Scarlett looked at the bassinet. At her daughter’s round, impossibly peaceful face. At the specific dark hair that was, unmistakably, Declan’s.

“He was — Priya, he looked at her like she was the most — like she —” She stopped trying to find the sentence. “He wasn’t choosing her because of Wren. That was what I needed to understand. He’s been choosing me since October. Wren is just — she’s the part where we both showed up at the finish line.”

“You’re thirty-six hours without sleep,” Priya said. “This is the most coherent you’ve ever been.”

“I know. It’s alarming.”

“Get some rest. I’ll be there tomorrow with embroidered things.”

“Bring the good coffee.”

“I’m bringing the good coffee, a cashmere blanket, and the speech I’ve been preparing since November.”

“What speech?”

“My maid of honor speech,” Priya said. “I’ve had it mostly done since the ginger tea. I was just waiting for you to catch up.”

Scarlett laughed, the laugh that kept coming, the one she couldn’t control. “You’re horrible,” she said.

“I’m the best,” Priya said. “Congratulations, Lettie. Both counts.”

She hung up.
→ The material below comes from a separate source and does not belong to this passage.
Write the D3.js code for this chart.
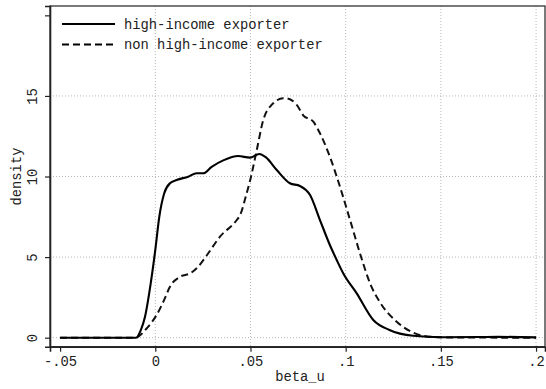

Scarlett set down her phone and looked at her daughter, who was still asleep, who had made approximately zero decisions about any of this and whose name they hadn’t settled on, they had a short list —

Declan came back in with the terrible coffee and her face must have done something because he stopped in the doorway.

“Are you crying again?”

“I was laughing again and it turned into crying,” she said, with complete dignity. “It keeps doing that.”

“It’s been doing that since she was born,” he said. “I’ve decided it’s my favorite thing about today.”
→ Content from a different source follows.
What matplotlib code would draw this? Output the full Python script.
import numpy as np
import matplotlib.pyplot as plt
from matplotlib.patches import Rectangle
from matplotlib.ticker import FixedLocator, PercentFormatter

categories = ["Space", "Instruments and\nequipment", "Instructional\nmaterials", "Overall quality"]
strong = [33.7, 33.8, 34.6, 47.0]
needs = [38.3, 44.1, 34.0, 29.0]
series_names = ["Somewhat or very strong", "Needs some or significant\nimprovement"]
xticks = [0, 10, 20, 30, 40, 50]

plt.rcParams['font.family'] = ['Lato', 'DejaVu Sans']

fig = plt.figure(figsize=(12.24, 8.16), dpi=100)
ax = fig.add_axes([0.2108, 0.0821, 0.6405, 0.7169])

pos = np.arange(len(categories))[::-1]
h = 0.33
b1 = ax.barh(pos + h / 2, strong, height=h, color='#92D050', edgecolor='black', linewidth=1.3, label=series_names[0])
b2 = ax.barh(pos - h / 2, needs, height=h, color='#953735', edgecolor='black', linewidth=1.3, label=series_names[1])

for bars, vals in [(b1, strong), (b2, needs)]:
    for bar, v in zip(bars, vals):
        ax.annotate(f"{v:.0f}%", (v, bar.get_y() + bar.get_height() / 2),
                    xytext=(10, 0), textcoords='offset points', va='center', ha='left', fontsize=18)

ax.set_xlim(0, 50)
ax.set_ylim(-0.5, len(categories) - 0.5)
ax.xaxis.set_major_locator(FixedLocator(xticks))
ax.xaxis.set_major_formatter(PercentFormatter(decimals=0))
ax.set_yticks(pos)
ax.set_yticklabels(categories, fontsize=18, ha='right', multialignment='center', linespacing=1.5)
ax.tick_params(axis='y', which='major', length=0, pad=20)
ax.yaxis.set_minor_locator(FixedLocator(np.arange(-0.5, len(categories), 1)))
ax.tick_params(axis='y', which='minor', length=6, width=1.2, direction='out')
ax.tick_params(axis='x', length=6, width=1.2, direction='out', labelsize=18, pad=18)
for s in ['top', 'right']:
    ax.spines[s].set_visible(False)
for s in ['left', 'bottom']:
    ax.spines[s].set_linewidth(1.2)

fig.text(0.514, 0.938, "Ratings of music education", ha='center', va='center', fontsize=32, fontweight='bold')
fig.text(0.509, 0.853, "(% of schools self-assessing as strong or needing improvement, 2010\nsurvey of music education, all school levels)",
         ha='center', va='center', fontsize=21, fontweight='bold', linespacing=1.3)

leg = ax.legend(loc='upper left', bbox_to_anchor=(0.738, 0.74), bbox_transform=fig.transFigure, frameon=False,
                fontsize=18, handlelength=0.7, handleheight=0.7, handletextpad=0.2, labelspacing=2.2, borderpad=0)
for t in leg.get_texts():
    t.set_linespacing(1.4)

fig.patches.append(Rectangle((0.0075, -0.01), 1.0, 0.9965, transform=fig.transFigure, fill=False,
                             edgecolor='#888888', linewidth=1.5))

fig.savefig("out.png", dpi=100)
He sat on the edge of the bed and handed her the coffee and she looked at her ring and looked at her daughter and looked at him, and she was so tired and so certain, and the certainty was the kind that comes when you have done the math from every angle and it keeps resolving to the same answer.

“Declan.”

“Yeah.”

“Her name is Wren.”

He had suggested Wren weeks ago. She had said no three times. She had said: too short, too bird-adjacent, too one syllable. She had said: we need something with weight to it, something that holds. She had said all of this and then sat here for two hours looking at her daughter’s face and understood, irrevocably, that the name was Wren.

His expression went through several things very quickly. She watched him work to keep them all still.

“You said it was too —”

“I know what I said.”

“Three times.”

“Declan.”

“I’m just noting —”

“Do you want to call her Wren or do you want to be right about me changing my mind?”

A pause. “Those aren’t mutually exclusive.”

“Declan Rush, if you make this into a thing right now I will — I genuinely don’t have the capacity to finish that threat but I assure you it’s meaningful.”

He smiled. It was the smile she had fallen in love with without admitting it, the one that was all warmth and zero distance, the one that had no performance in it.

“Hi, Wren,” he said, to the bassinet.

Wren Hayes-Rush slept on, entirely indifferent, utterly perfect.

Scarlett drank the terrible coffee and let herself be happy all the way through.